Migración, el drama de siempre
Matías no pasó de sus nueve años: en la puerta de la casa de su abuela, con quien vivió cinco años, lo hallaron recostado con las manos en el vientre y la boca llena de espuma. Junto a él un paquete de galletas Amor a medio consumir. Estaba descalzo. Se había suicidado untando las galletas con veneno para ratas.
En Octavio Cordero Palacios, parroquia rural de Cuenca, las mujeres eran más y solitarias, pero decidieron desafiar a lo desconocido y buscar a sus esposos. Una de ellas fue la madre de Matías. Partió y dejó al niño con su suegra.

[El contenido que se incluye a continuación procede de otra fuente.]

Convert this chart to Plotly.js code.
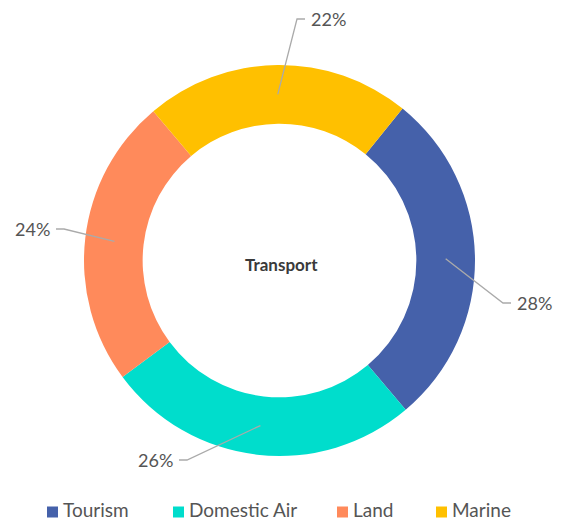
<!DOCTYPE html>
<html>
<head>
<meta charset="utf-8">
<script src="https://cdn.plot.ly/plotly-3.0.1.min.js"></script>
<style>html,body{margin:0;padding:0;background:#fff;}#chart{width:561px;height:523px;}</style>
</head>
<body>
<div id="chart"></div>
<script>
// ---- data ----
var categories = ["Tourism", "Domestic Air", "Land", "Marine"];
var shares = [28, 26, 24, 22];
var colors = ["#4561aa", "#00ddcc", "#ff8a5b", "#ffc000"];
var centerTitle = "Transport";

// ---- layout geometry (pixels) ----
var W = 561, H = 523;
var L = 84, T = 65, PW = 391, PH = 391;
var CX = L + PW / 2, CY = T + PH / 2;
var R_OUT = PW / 2, HOLE = 0.7;
var R_MID = R_OUT * (1 + HOLE) / 2;
var ROTATION = 39;
var labelElbow = [[503, 303], [187, 460], [64, 229], [297, 19]];
var legendX = [47, 173, 337, 436];
var legendSquareY = 512;
var legendTextBottom = 522;
var FONT = "Lato, 'Open Sans', sans-serif";
var TEXT_COLOR = "#555555";

function px(x) { return (x - L) / PW; }
function py(y) { return 1 - (y - T) / PH; }

var total = shares.reduce(function (a, b) { return a + b; }, 0);
var shapes = [], annotations = [];
var cum = 0;
shares.forEach(function (v, i) {
  var mid = ROTATION + (cum + v / 2) / total * 360;
  cum += v;
  var a = mid * Math.PI / 180;
  var ax = CX + R_MID * Math.sin(a), ay = CY - R_MID * Math.cos(a);
  var e = labelElbow[i];
  var right = e[0] > CX;
  var endX = e[0] + (right ? 8 : -8);
  shapes.push({
    type: "path", xref: "paper", yref: "paper",
    path: "M" + px(ax) + "," + py(ay) + " L" + px(e[0]) + "," + py(e[1]) + " L" + px(endX) + "," + py(e[1]),
    line: { color: "#aaaaaa", width: 1.3 }
  });
  annotations.push({
    xref: "paper", yref: "paper", showarrow: false,
    x: px(endX + (right ? 5 : -5)), y: py(e[1]),
    xanchor: right ? "left" : "right", yanchor: "middle",
    text: Math.round(v / total * 100) + "%",
    font: { family: FONT, size: 18, color: TEXT_COLOR }, borderpad: 0
  });
});

// custom legend
categories.forEach(function (c, i) {
  var x0 = legendX[i];
  shapes.push({
    type: "rect", xref: "paper", yref: "paper",
    x0: px(x0), x1: px(x0 + 11), y0: py(legendSquareY - 5.5), y1: py(legendSquareY + 5.5),
    fillcolor: colors[i], line: { width: 0 }
  });
  annotations.push({
    xref: "paper", yref: "paper", showarrow: false,
    x: px(x0 + 15), y: py(legendTextBottom), xanchor: "left", yanchor: "bottom",
    text: c, font: { family: FONT, size: 19, color: TEXT_COLOR }, borderpad: 0
  });
});

annotations.push({
  xref: "paper", yref: "paper", showarrow: false,
  x: px(CX + 2), y: py(CY + 4), xanchor: "center", yanchor: "middle",
  text: "<b>" + centerTitle + "</b>",
  font: { family: FONT, size: 17, color: "#3a3a3a" }
});

var trace = {
  type: "pie",
  labels: categories,
  values: shares,
  hole: HOLE,
  sort: false,
  direction: "clockwise",
  rotation: ROTATION,
  textinfo: "none",
  hoverinfo: "label+percent",
  marker: { colors: colors, line: { width: 0 } }
};

var layout = {
  width: W, height: H,
  margin: { l: L, r: W - L - PW, t: T, b: H - T - PH, pad: 0 },
  showlegend: false,
  paper_bgcolor: "#ffffff",
  plot_bgcolor: "#ffffff",
  shapes: shapes,
  annotations: annotations,
  font: { family: FONT }
};

Plotly.newPlot("chart", [trace], layout, { displayModeBar: false, staticPlot: true });
</script>
</body>
</html>
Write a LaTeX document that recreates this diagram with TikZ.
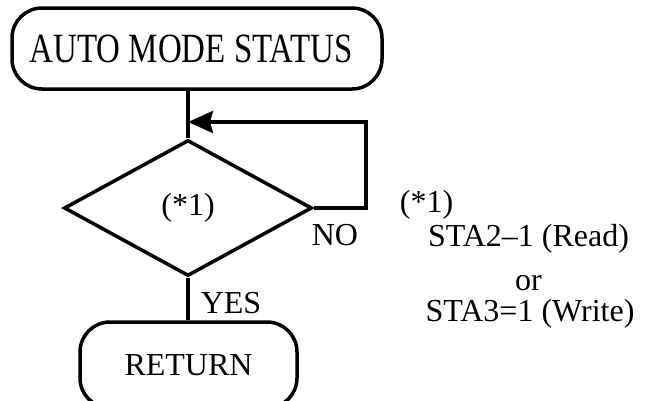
\documentclass[tikz,border=0pt]{standalone}
\usepackage{fontspec}
\setmainfont{Liberation Serif}
\usetikzlibrary{shapes.geometric,arrows.meta}
\begin{document}
\begin{tikzpicture}[x=1pt,y=-1pt,
  line width=3.5pt,
  every node/.style={font=\fontsize{32}{38}\selectfont, inner sep=0pt},
  termbox/.style={draw, rounded corners=30pt, line width=3.5pt},
  decbox/.style={draw, diamond, aspect=1.82, line width=3.5pt},
  lbl/.style={anchor=base}]
\clip (0,0) rectangle (645,400);
\useasboundingbox (0,0) rectangle (645,400);
\node[termbox, minimum width=370pt, minimum height=81pt] (top) at (197,48.5) {\scalebox{1.03}[1.3]{AUTO MODE STATUS}\hspace*{12pt}};
\node[decbox, minimum width=248pt, minimum height=136pt] (d) at (188,208) {(*1)};
\node[termbox, minimum width=217pt, minimum height=86pt] (r) at (188.5,365) {RETURN};
\coordinate (m) at (188,122);
\coordinate (c) at (366,122);
\draw (d.north |- top.south) -- (d.north);
\draw[-{Stealth[length=25pt,width=22pt,inset=3pt]}] (d.east) -- (d.east -| c) -- (c) -- (m);
\draw (d.south) -- (d.south |- r.north);
\node[lbl] (no) at (335,245) {NO};
\node[lbl] (yes) at (231,313) {YES};
\node[lbl] (n1) at (426.5,212) {(*1)};
\node[lbl] (l1) at (528.5,246) {STA2–1 (Read)};
\node[lbl] (l2) at (528.5,290) {or};
\node[lbl] (l3) at (530,321) {STA3=1 (Write)};
\end{tikzpicture}
\end{document}
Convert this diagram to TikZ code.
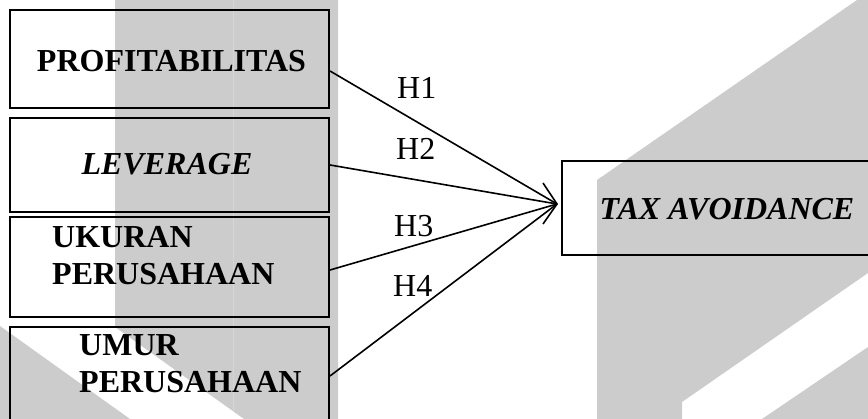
\documentclass[tikz,border=0pt]{standalone}
\usepackage{fontspec}
\setmainfont{Liberation Serif}
\definecolor{wmgray}{HTML}{CCCCCC}
\definecolor{wmseam}{HTML}{D6D6D6}
\begin{document}
\begin{tikzpicture}[x=1pt,y=-1pt,
  wm/.style={fill=wmgray},
  varbox/.style={draw, line width=2pt, minimum width=319pt, inner sep=0pt},
  depbox/.style={draw, line width=2pt, minimum width=330pt, minimum height=94pt, inner sep=0pt},
  boxtext/.style={inner sep=0pt, font=\fontsize{32}{37}\selectfont\bfseries},
  hyp/.style={inner sep=0pt, anchor=base west, font=\fontsize{32}{37}\selectfont},
  link/.style={line width=1.6pt}]
\useasboundingbox (0,0) rectangle (868,419);
\clip (0,0) rectangle (868,419);

% background logo shapes
\fill[wm] (115,0) -- (338,0) -- (338,419) -- (244,419) -- (115,327) -- cycle;
\fill[wm] (0,326) -- (130,419) -- (0,419) -- cycle;
\draw[wmseam, line width=0.7pt] (233,0) -- (233,411);
\fill[wm] (597,180) -- (857,0) -- (868,0) -- (868,273) -- (682,402) -- (682,419) -- (597,419) -- cycle;
\fill[wm] (762,419) -- (868,347) -- (868,419) -- cycle;

% independent variables
\node[varbox, minimum height=98pt]  (p1) at (169.5,59)  {};
\node[varbox, minimum height=94pt]  (p2) at (169.5,165) {};
\node[varbox, minimum height=100pt] (p3) at (169.5,267) {};
\node[varbox, minimum height=98pt]  (p4) at (169.5,376) {};

\node[boxtext, anchor=base] (t1) at (171.5,72) {PROFITABILITAS};
\node[boxtext, anchor=base] (t2) at (167,175) {\itshape LEVERAGE};
% two-line labels: the base anchor sits on the last line
\node[boxtext, anchor=base west, align=left] (t3) at (52,285) {UKURAN\\PERUSAHAAN};
\node[boxtext, anchor=base west, align=left] (t4) at (79,393) {UMUR\\PERUSAHAAN};

% dependent variable
\node[depbox] (tax) at (727,208) {};
\node[boxtext, anchor=base] (t5) at (727,220) {\itshape TAX AVOIDANCE};

% hypotheses
\coordinate (tip) at ([xshift=-4pt,yshift=4pt]tax.west);
\draw[link] ([yshift=-12pt]p1.east) -- (tip);
\draw[link] (p2.east) -- (tip);
\draw[link] ([yshift=-3pt]p3.east) -- (tip);
\draw[link] (p4.east) -- (tip);
\draw[link] ([shift={(-14,-21)}]tip) -- (tip) -- ([shift={(-14,20)}]tip);

\node[hyp] (h1) at (397,99)  {H1};
\node[hyp] (h2) at (396,160) {H2};
\node[hyp] (h3) at (394,237) {H3};
\node[hyp] (h4) at (393,297) {H4};
\end{tikzpicture}
\end{document}
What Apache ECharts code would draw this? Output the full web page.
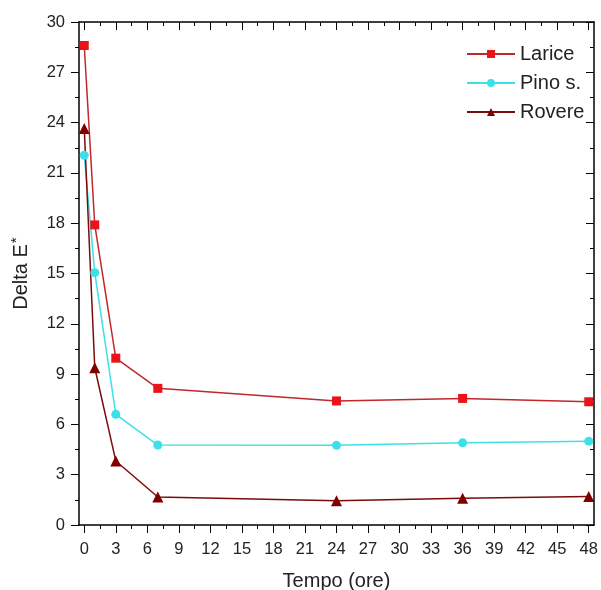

La casita de madera y piso de tierra que el chico compartía con su abuela era rudimentaria. La segunda planta, a la que se accedía por una escalerilla, era el refugio de Matías: rústico catre, clavos para colgar la ropa y un tablón que daba forma a una repisa sobre la cual reposaban, en orden cronológico, las tarjetas que, por el Día de la Madre, había elaborado como parte de la materia Manualidades, en la escuela pública de la parroquia.
“Mamita, te quiero mucho”, o “Para ti, mamita, en tu día”, acompañaban a los querubines de plata y corazones de un rojo profundo que, en las manualidades, representaban el amor del hijo por la madre. Las manualidades nunca llegaron a su destino; se quedaron junto a la fotografía a colores que sus padres le habían enviado desde Estados Unidos: un niño con un sofisticado traje amarillo y negro junto a un muñeco de nieve. Era el hermano de Matías, nativo de Nueva York, la ciudad en la que nunca pudo reunirse con sus padres.
No era el único niño huérfano que dejó la migración en Octavio Cordero Palacios. Algunos de sus compañeros mostraban su agresividad reventando con agujas los ojos de las aves de corral. En Matías, esa agresividad la volvió contra él, y para no acumular más manualidades en la repisa de su habitación, decidió quitarse la vida.
El caso de Matías sería solo uno más de una espantosa lista de la que se conoce solo una parte, tal como lo reveló este mes la prensa nacional: en Chunchi, provincia del Chimborazo, entre 2005 y lo que va de este año, 58 menores hijos de emigrantes se suicidaron.
Septiembre de 2010.
Acosada por los periodistas, Micaela, madre de un niño de nueve años que la semana anterior fue rescatada por la Policía de Migración de Norteamérica, accede a responder qué le motivó a viajar con su hijo, guiada por un coyote, a Estados Unidos: “Mami, yo quiero conocer a mi papá”, cuenta que un día le pidió su hijo.
Lo dice como si al mismo tiempo se excusara ante sus interpelantes. Como si recién se percatara de la imprudencia que luego se convirtió en un secuestro que duró cinco meses antes de recuperar al niño. Madre e hijo fueron separados en Centroamérica; ella deportada a Ecuador y él retenido hasta que cancele 15 mil dólares como “rescate”. De lo contrario le sacarían sus órganos.
Lo más seguro de todo esto es que en diez años estaremos contando las mismas historias, solo que, quizá, un poco más insensibilizados. Un poco más deshumanizados.